Plus de poids pour les entreprises
Autre motif d’inquiétude des enseignants : l’entrée des entreprises directement au sein des établissements. Le ministère de l’Education a ainsi annoncé la création d’un bureau des entreprises au sein de chaque lycée « dédié aux partenariats et à la mise en synergie des acteurs » pour « renforcer les interactions qu’entretient l’établissement avec ses partenaires professionnels ».
Dans un communiqué publié le 25 mai, le Snetaa-FO déplore l’appel publié pour y recruter des « chefs de bureau » exclusivement issus des entreprises. Et s’inquiète de l’avenir réservé au DDFPT, ces professeurs spécialistes d’ores et déjà dédiés à cette question.
Pour attirer les élèves via un modèle plus « souple », l’exécutif prévoit d’augmenter la durée des stages de 50 % pour les élèves souhaitant directement chercher du travail une fois les épreuves du baccalauréat passées. Celles et ceux qui souhaitent au contraire poursuivre vers un BTS auront quatre semaines de cours supplémentaires.
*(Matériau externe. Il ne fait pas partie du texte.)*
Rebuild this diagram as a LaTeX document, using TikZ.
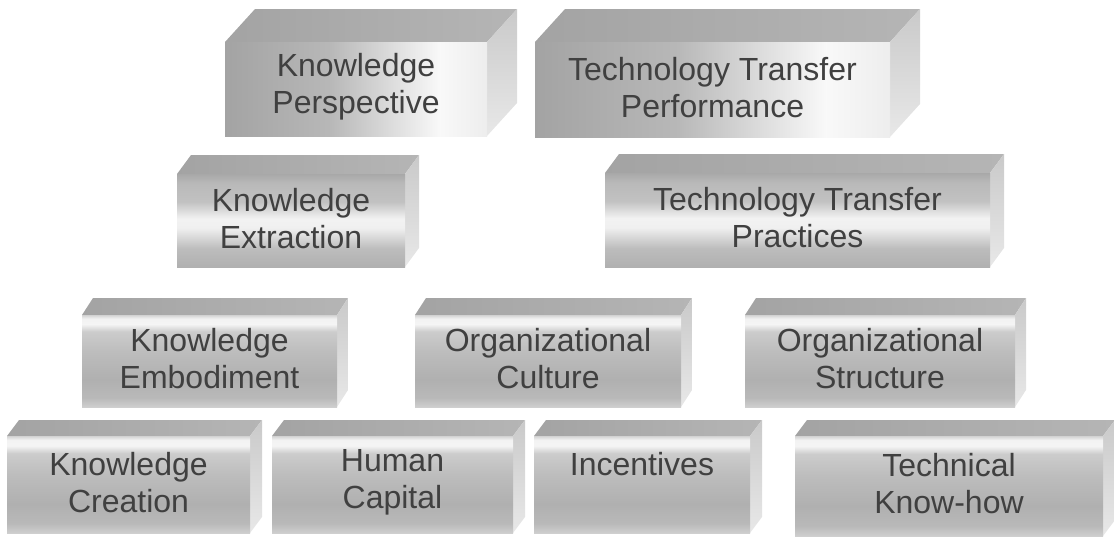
\documentclass[tikz,border=0pt]{standalone}
\usepackage{fontspec}
\setmainfont{Liberation Sans}
\usepackage{tikz}

% shadings of the front faces
\pgfdeclarehorizontalshading{leftdark}{100bp}{color(0bp)=(gray!72); color(25bp)=(gray!72); color(45bp)=(gray!56); color(66bp)=(gray!5); color(75bp)=(gray!14); color(100bp)=(gray!14)}
\pgfdeclareverticalshading{barmid}{100bp}{color(0bp)=(gray!62); color(25bp)=(gray!62); color(35bp)=(gray!52); color(46bp)=(gray!12); color(51bp)=(gray!10); color(60bp)=(gray!48); color(70bp)=(gray!55); color(75bp)=(gray!68); color(100bp)=(gray!68)}
\pgfdeclareverticalshading{barlow}{100bp}{color(0bp)=(gray!38); color(25bp)=(gray!38); color(30bp)=(gray!55); color(40bp)=(gray!62); color(55bp)=(gray!52); color(66bp)=(gray!40); color(70bp)=(gray!8); color(73bp)=(gray!10); color(75bp)=(gray!35); color(100bp)=(gray!35)}

% #1 name, #2 #3 front top left, #4 #5 front bottom right, #6 #7 depth, #8 shading, #9 text
\newcommand{\block}[9]{%
  \shade[topface] (#2,#3) -- ++(#6,#7) -- ({#4+#6},{#3+#7}) -- (#4,#3) -- cycle;
  \shade[sideface] (#4,#3) -- ({#4+#6},{#3+#7}) -- ({#4+#6},{#5+#7}) -- (#4,#5) -- cycle;
  \shade[shading=#8] (#2,#3) rectangle (#4,#5);
  \node[blocktext] (#1) at ({(#2+#4)/2},{(#3+#5)/2-2}) {#9};
}

\begin{document}
\begin{tikzpicture}[x=1pt, y=-1pt,
    topface/.style={left color=gray!72, right color=gray!58},
    sideface/.style={top color=gray!42, bottom color=gray!18},
    blocktext/.style={align=center, text=black!75, font=\fontsize{32}{37}\selectfont}]
        \useasboundingbox (0,0) rectangle (1114,544);

        % row 1
        \block{perspective}{225}{42}{487}{136}{30}{-33}{leftdark}{Knowledge\\Perspective}
        \block{performance}{535}{42}{890}{137}{30}{-33}{leftdark}{Technology Transfer\\Performance}

        % row 2
        \block{extraction}{177}{174}{405}{267}{14}{-19}{barmid}{Knowledge\\Extraction}
        \block{practices}{605}{173}{990}{267}{14}{-19}{barmid}{Technology Transfer\\Practices}

        % row 3
        \block{embodiment}{82}{315}{337}{407}{11}{-17}{barlow}{Knowledge\\Embodiment}
        \block{culture}{415}{315}{681}{407}{11}{-17}{barlow}{Organizational\\Culture}
        \block{structure}{745}{315}{1015}{407}{11}{-17}{barlow}{Organizational\\Structure}

        % row 4
        \block{creation}{7}{436}{250}{533}{12}{-16}{barlow}{Knowledge\\Creation}
        \block{capital}{272}{436}{513}{533}{12}{-16}{barlow}{Human\\Capital}
        \block{incentives}{534}{436}{750}{533}{12}{-16}{barlow}{Incentives\\~}
        \block{knowhow}{795}{436}{1103}{536}{12}{-16}{barlow}{Technical\\Know-how}
    \end{tikzpicture}
\end{document}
Toutes les périodes de stages seront désormais rémunérées dès la rentrée prochaine. Financée par l’Etat, la gratification sera de 50 euros par semaine de stage en seconde et en première année de CAP, puis de 75 euros pour les élèves de première et en deuxième année de CAP. En terminale, celle-ci s’élèvera à 100 euros par semaine. Une offre censée attirer ces élèves majoritairement issus de classes populaires.
Seulement, dans plusieurs domaines, les lycéens ont bien du mal à trouver des stages. Entre les élèves de licence, de BTS, et les apprentis… Les places sont de plus en plus chères. D’autant que l’âge moyen des lycéens professionnels a diminué en même temps que le redoublement s’est raréfié. En 2021, 68 % d’entre eux étaient âgés de 15 ans ou moins en classe de seconde contre 25 % en 2005, d’après la Depp.
« Si le but est de former des jeunes qui durent sur le marché du travail alors cette réforme va totalement à contresens, conclut la sociologue Fabienne Maillard. Par contre, si l’objectif est de créer des travailleurs précaires locaux, peu qualifiés, imposer des orientations dans lesquelles les jeunes ne souhaitent pas aller alors c’est réussi.»